Leave out the images and repeat the listing below without a single change.

====== Records provided

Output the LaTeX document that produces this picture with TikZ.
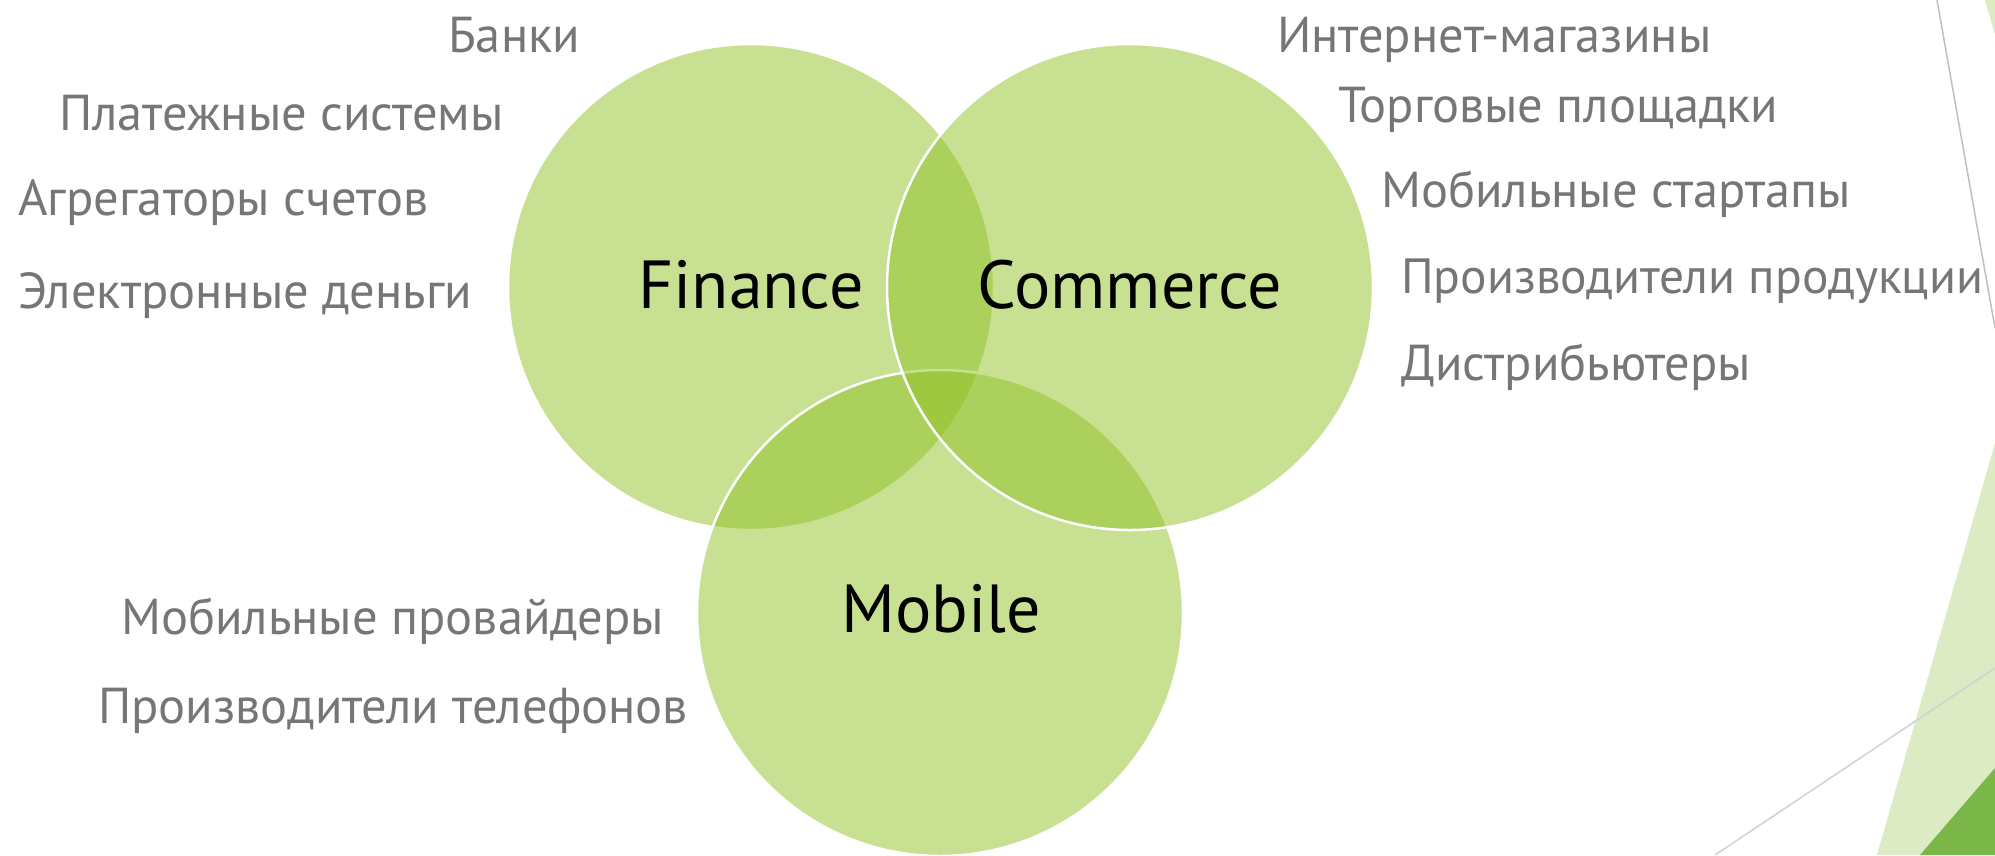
\documentclass[tikz,border=0pt]{standalone}
\usepackage{fontspec}
\setmainfont{PT Sans}
\definecolor{facet}{HTML}{90C226}
\definecolor{palegreen}{HTML}{DDEBC4}
\definecolor{darkgreen}{HTML}{7AB648}
\definecolor{labelgray}{HTML}{767676}
\tikzset{
  venn/.style={circle, minimum size=486pt, inner sep=0pt, fill=facet, fill opacity=0.5, draw=white, line width=2.5pt},
  item/.style={anchor=base west, inner sep=0pt, text=labelgray, font=\fontsize{50.5}{53}\selectfont},
  big/.style={anchor=base, inner sep=0pt, text=black, font=\fontsize{68}{70}\selectfont},
  deco/.style={draw=#1, line width=1.5pt}
}
\begin{document}
\begin{tikzpicture}[x=1pt,y=-1pt]
\useasboundingbox (0,0) rectangle (1995,855);
\fill[white] (0,0) rectangle (1995,855);
% decorative shapes on the right
\fill[palegreen] (1985,0) -- (1995,0) -- (1995,35) -- cycle;
\fill[palegreen] (1995,443) -- (1877,855) -- (1995,855) -- cycle;
\fill[darkgreen] (1995,768) -- (1920,855) -- (1995,855) -- cycle;
\coordinate (ta) at (1937,0);
\coordinate (tb) at (1995,328);
\coordinate (ba) at (1715,855);
\coordinate (bb) at (1995,668);
\draw[deco=black!25] (ta) -- (tb);
\draw[deco=black!18] (ba) -- (bb);
% circles
\node[venn] (fin) at (751,287) {};
\node[venn] (mob) at (940,613) {};
\node[venn] (com) at (1130,287) {};
% circle labels
\node[big] (lfin) at (751,308) {Finance};
\node[big] (lcom) at (1130,308) {Commerce};
\node[big] (lmob) at (941,632) {Mobile};
% finance items
\node[item] (f1) at (448,52) {Банки};
\node[item] (f2) at (59,130) {Платежные системы};
\node[item] (f3) at (18,215) {Агрегаторы счетов};
\node[item] (f4) at (18,308) {Электронные деньги};
% commerce items
\node[item] (c1) at (1277,52) {Интернет-магазины};
\node[item] (c2) at (1338,122) {Торговые площадки};
\node[item] (c3) at (1381,207) {Мобильные стартапы};
\node[item, font=\fontsize{49.5}{52}\selectfont] (c4) at (1401,293) {Производители продукции};
\node[item] (c5) at (1401,380) {Дистрибьютеры};
% mobile items
\node[item] (m1) at (121,634) {Мобильные провайдеры};
\node[item] (m2) at (98,723) {Производители телефонов};
\end{tikzpicture}
\end{document}
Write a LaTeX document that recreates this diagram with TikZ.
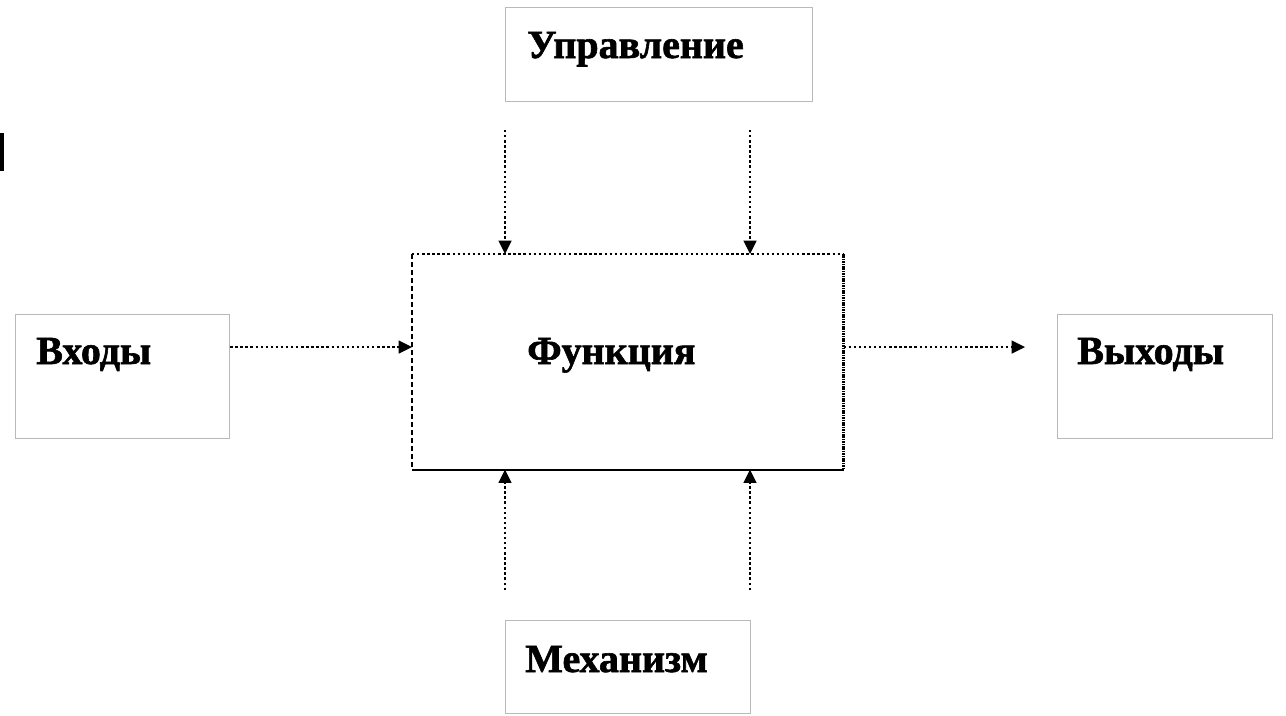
\documentclass[tikz,border=0pt]{standalone}
\usepackage{fontspec}
\setmainfont{Liberation Serif}
\newfontfamily\heavyserif[FakeBold=1.5]{Liberation Serif Bold}
\usetikzlibrary{arrows.meta}
\begin{document}
\begin{tikzpicture}[x=0.75pt,y=-0.75pt,
  frame/.style={draw=gray!55, line width=0.9pt, inner sep=0pt, anchor=north west},
  lbl/.style={font=\fontsize{30}{36}\selectfont\heavyserif, anchor=base west, inner sep=0pt},
  flow/.style={line width=1.8pt, dotted, -{Triangle[length=10pt,width=10pt,line width=0pt]}}]
\useasboundingbox (0,0) rectangle (1286,715);
% small bar at left edge
\fill[black] (0,133) rectangle (4,171);
% side boxes
\node[frame, minimum width=230.25pt, minimum height=70.5pt] (upr) at (505,7) {};
\node[frame, minimum width=160.5pt, minimum height=93pt] (vkh) at (15,314) {};
\node[frame, minimum width=161.25pt, minimum height=93pt] (vyh) at (1057,314) {};
\node[frame, minimum width=183.75pt, minimum height=69.75pt] (mek) at (505,620) {};
% function box
\node[inner sep=0pt, anchor=north west, minimum width=323.25pt, minimum height=161.25pt] (fun) at (412,254) {};
\draw[line width=1.8pt, dotted] (fun.north west) -- (fun.north east);
\draw[line width=1.8pt, dash pattern=on 4pt off 2pt] (fun.north west) -- (fun.south west);
\draw[line width=1.8pt, dash pattern=on 1.2pt off 0.6pt] (fun.north east) -- (fun.south east);
\draw[line width=1.5pt] (fun.south west) -- (fun.south east);
% labels
\node[lbl] (tupr) at (527,58) {Управление};
\node[lbl] (tvkh) at (36,364) {Входы};
\node[lbl] (tvyh) at (1077,364) {Выходы};
\node[lbl] (tmek) at (525,672) {Механизм};
\node[lbl] (tfun) at (527,364) {Функция};
% connector end coordinates
\coordinate (c1s) at (505,130);
\coordinate (c2s) at (750,130);
\coordinate (m1s) at (505,590);
\coordinate (m2s) at (750,590);
\coordinate (outE) at (1025,347);
% arrows
\draw[flow] (c1s) -- (c1s |- fun.north);
\draw[flow] (c2s) -- (c2s |- fun.north);
\draw[flow] (m1s) -- (m1s |- fun.south);
\draw[flow] (m2s) -- (m2s |- fun.south);
\draw[flow] (vkh.east |- 0,347) -- (fun.west |- 0,347);
\draw[flow] (fun.east |- 0,347) -- (outE);
\end{tikzpicture}
\end{document}
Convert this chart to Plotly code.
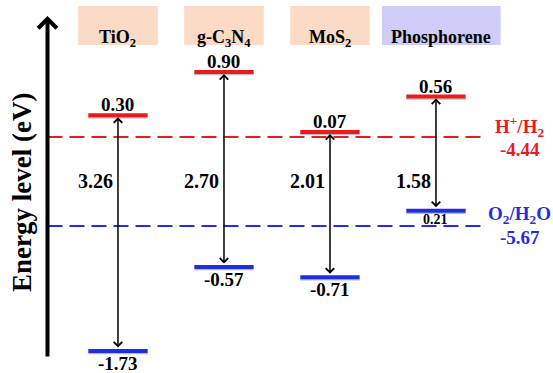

============

Worked answer »
Output the LaTeX document that produces this picture with TikZ.
\documentclass[tikz,border=0pt]{standalone}
\usepackage{fontspec}
\setmainfont{PT Sans}
\definecolor{facet}{HTML}{90C226}
\definecolor{palegreen}{HTML}{DDEBC4}
\definecolor{darkgreen}{HTML}{7AB648}
\definecolor{labelgray}{HTML}{767676}
\tikzset{
  venn/.style={circle, minimum size=486pt, inner sep=0pt, fill=facet, fill opacity=0.5, draw=white, line width=2.5pt},
  item/.style={anchor=base west, inner sep=0pt, text=labelgray, font=\fontsize{50.5}{53}\selectfont},
  big/.style={anchor=base, inner sep=0pt, text=black, font=\fontsize{68}{70}\selectfont},
  deco/.style={draw=#1, line width=1.5pt}
}
\begin{document}
\begin{tikzpicture}[x=1pt,y=-1pt]
\useasboundingbox (0,0) rectangle (1995,855);
\fill[white] (0,0) rectangle (1995,855);
% decorative shapes on the right
\fill[palegreen] (1985,0) -- (1995,0) -- (1995,35) -- cycle;
\fill[palegreen] (1995,443) -- (1877,855) -- (1995,855) -- cycle;
\fill[darkgreen] (1995,768) -- (1920,855) -- (1995,855) -- cycle;
\coordinate (ta) at (1937,0);
\coordinate (tb) at (1995,328);
\coordinate (ba) at (1715,855);
\coordinate (bb) at (1995,668);
\draw[deco=black!25] (ta) -- (tb);
\draw[deco=black!18] (ba) -- (bb);
% circles
\node[venn] (fin) at (751,287) {};
\node[venn] (mob) at (940,613) {};
\node[venn] (com) at (1130,287) {};
% circle labels
\node[big] (lfin) at (751,308) {Finance};
\node[big] (lcom) at (1130,308) {Commerce};
\node[big] (lmob) at (941,632) {Mobile};
% finance items
\node[item] (f1) at (448,52) {Банки};
\node[item] (f2) at (59,130) {Платежные системы};
\node[item] (f3) at (18,215) {Агрегаторы счетов};
\node[item] (f4) at (18,308) {Электронные деньги};
% commerce items
\node[item] (c1) at (1277,52) {Интернет-магазины};
\node[item] (c2) at (1338,122) {Торговые площадки};
\node[item] (c3) at (1381,207) {Мобильные стартапы};
\node[item, font=\fontsize{49.5}{52}\selectfont] (c4) at (1401,293) {Производители продукции};
\node[item] (c5) at (1401,380) {Дистрибьютеры};
% mobile items
\node[item] (m1) at (121,634) {Мобильные провайдеры};
\node[item] (m2) at (98,723) {Производители телефонов};
\end{tikzpicture}
\end{document}
Write a LaTeX document that recreates this diagram with TikZ.
\documentclass[tikz,border=0pt]{standalone}
\usepackage{fontspec}
\setmainfont{Liberation Serif}
\newfontfamily\heavyserif[FakeBold=1.5]{Liberation Serif Bold}
\usetikzlibrary{arrows.meta}
\begin{document}
\begin{tikzpicture}[x=0.75pt,y=-0.75pt,
  frame/.style={draw=gray!55, line width=0.9pt, inner sep=0pt, anchor=north west},
  lbl/.style={font=\fontsize{30}{36}\selectfont\heavyserif, anchor=base west, inner sep=0pt},
  flow/.style={line width=1.8pt, dotted, -{Triangle[length=10pt,width=10pt,line width=0pt]}}]
\useasboundingbox (0,0) rectangle (1286,715);
% small bar at left edge
\fill[black] (0,133) rectangle (4,171);
% side boxes
\node[frame, minimum width=230.25pt, minimum height=70.5pt] (upr) at (505,7) {};
\node[frame, minimum width=160.5pt, minimum height=93pt] (vkh) at (15,314) {};
\node[frame, minimum width=161.25pt, minimum height=93pt] (vyh) at (1057,314) {};
\node[frame, minimum width=183.75pt, minimum height=69.75pt] (mek) at (505,620) {};
% function box
\node[inner sep=0pt, anchor=north west, minimum width=323.25pt, minimum height=161.25pt] (fun) at (412,254) {};
\draw[line width=1.8pt, dotted] (fun.north west) -- (fun.north east);
\draw[line width=1.8pt, dash pattern=on 4pt off 2pt] (fun.north west) -- (fun.south west);
\draw[line width=1.8pt, dash pattern=on 1.2pt off 0.6pt] (fun.north east) -- (fun.south east);
\draw[line width=1.5pt] (fun.south west) -- (fun.south east);
% labels
\node[lbl] (tupr) at (527,58) {Управление};
\node[lbl] (tvkh) at (36,364) {Входы};
\node[lbl] (tvyh) at (1077,364) {Выходы};
\node[lbl] (tmek) at (525,672) {Механизм};
\node[lbl] (tfun) at (527,364) {Функция};
% connector end coordinates
\coordinate (c1s) at (505,130);
\coordinate (c2s) at (750,130);
\coordinate (m1s) at (505,590);
\coordinate (m2s) at (750,590);
\coordinate (outE) at (1025,347);
% arrows
\draw[flow] (c1s) -- (c1s |- fun.north);
\draw[flow] (c2s) -- (c2s |- fun.north);
\draw[flow] (m1s) -- (m1s |- fun.south);
\draw[flow] (m2s) -- (m2s |- fun.south);
\draw[flow] (vkh.east |- 0,347) -- (fun.west |- 0,347);
\draw[flow] (fun.east |- 0,347) -- (outE);
\end{tikzpicture}
\end{document}
Convert this chart to Plotly code.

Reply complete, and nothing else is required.